The Centers for Disease Control and Prevention on Tuesday affirmed something Gov. Andrew Cuomo has been saying for months: Schools can operate safely during the COVID-19 pandemic.
But when can a return to full in-classroom instruction be possible? Cuomo in an interview on CNN said that will be up to local districts and likely the teachers' union.
"I think you're going to see it on a locality by locality basis, and frankly it's going to be a big item for the teachers' union," he said. "But, we know we can do the testing, we know it's safer than the surrounding community, so why wouldn't you lead if you can keep the schools open? That has been my position."
This is largely in line with Cuomo's stated philosophy on school closures, though he has urged large districts like New York City to remain open if possible.
Cuomo has been supportive of keeping schools open when it is safe to do so, pointing to an increase in testing capacity that can help a district to determine the extent of community spread. At the same time, keeping schools open is one less complication in the life of frontline and essential workers during the crisis.
"We do more testing in New York, Wolf, than any state in the country, so we know what the testing is in the community, what the infection rate is in the community, and what the infection rate is in the school," Cuomo said. "And it is, almost across the board, always lower in the school. So my position has been, keep the schools open if they're safer, plus you're actually educating children."

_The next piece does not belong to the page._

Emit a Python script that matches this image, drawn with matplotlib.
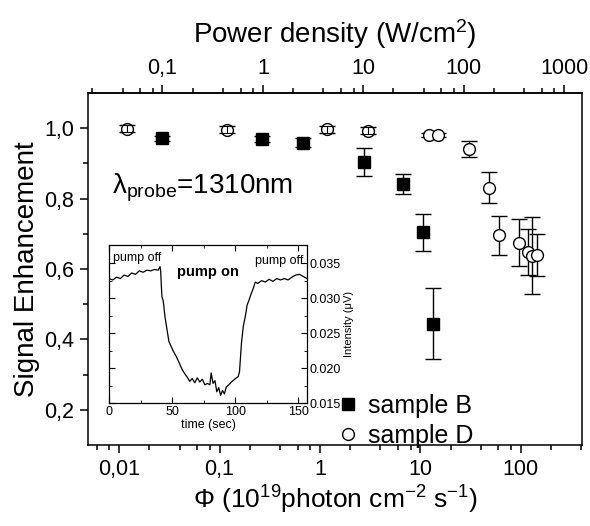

It's not yet clear what the effect of remote and in-classroom learning has had on student instruction. The pandemic has highlighted societal inequities, with schools being no exception.
State education officials earlier in the week announced New York would seek a federal waiver from student examinations this year, citing the pandemic and ongoing disruptions to education.
"When you go to this remote learning, there's all sorts of disparate impact on who actually has a computer, who has internet access, who has somebody to help, and it's the poor, the Black and the brown child that tends to be left behind," Cuomo said.